»Events»From alienation to inclusive learner community: Lessons from multiethnic bilingual education classrooms
From alienation to inclusive learner community: Lessons from multiethnic bilingual education classrooms
The Sri Lankan public education system is highly segregated along language, ethnicity and religion primarily due to the medium of instruction. In this presentation, I discuss how social milieu in limitedly available multiethnic Bilingual Education classrooms (English and Mother tongue – Sinhala/Tamil) shapes students’ ethnolinguistic identities. I draw on data from an ethnographically informed qualitative study framed through Pierre Bourdieu’s Logic of Practice.

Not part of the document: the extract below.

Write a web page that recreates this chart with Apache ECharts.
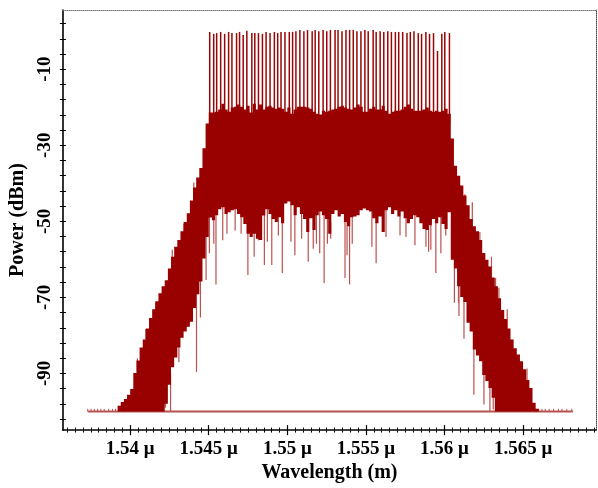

The findings show that how young children are socialized into ethnocentric identities during primary socialization. These ethnocentric identities are further consolidated in monolingual, monoethnic schools as secondary socialization fields where stereotypical conceptions against each other are reinforced, contradictory to the national goals of education. In contrast, multilingual BE classrooms shape students’ ethnocentric identities towards more inclusive supraethnic identities where ethnic and linguistic demarcations become less important when they work together to achieve common educational goals, facilitating the emergence of an inclusive community of learners. Further, a heteroglossic language policy at the domain level promote interethnic understanding, reciprocity and growing respect for other’s culture and language. Translanguaging is also a pedagogical tool that scaffolds both language and content comprehension gaps. However, English language plays two main paradoxical roles: as a tool of reconciliation between the two competing national languages; and as a weapon of social stratification – those who know English and don’t. The findings may shed light on how linguistically diverse societies may utilize their education systems to stimulate diversity responsiveness, reconciliation and cohabitation.
Dr Harsha Wijesekera, ANU Visiting Fellow
Harsha Dulari Wijesekera is a Senior Lecturer at the Postgraduate Institute of English of the Open University of Sri Lanka.
Her research interests are bilingual education, socio and applied linguistics, social cohesion, English language teaching, and teacher education.
She has taught in public schools, public/private and military universities.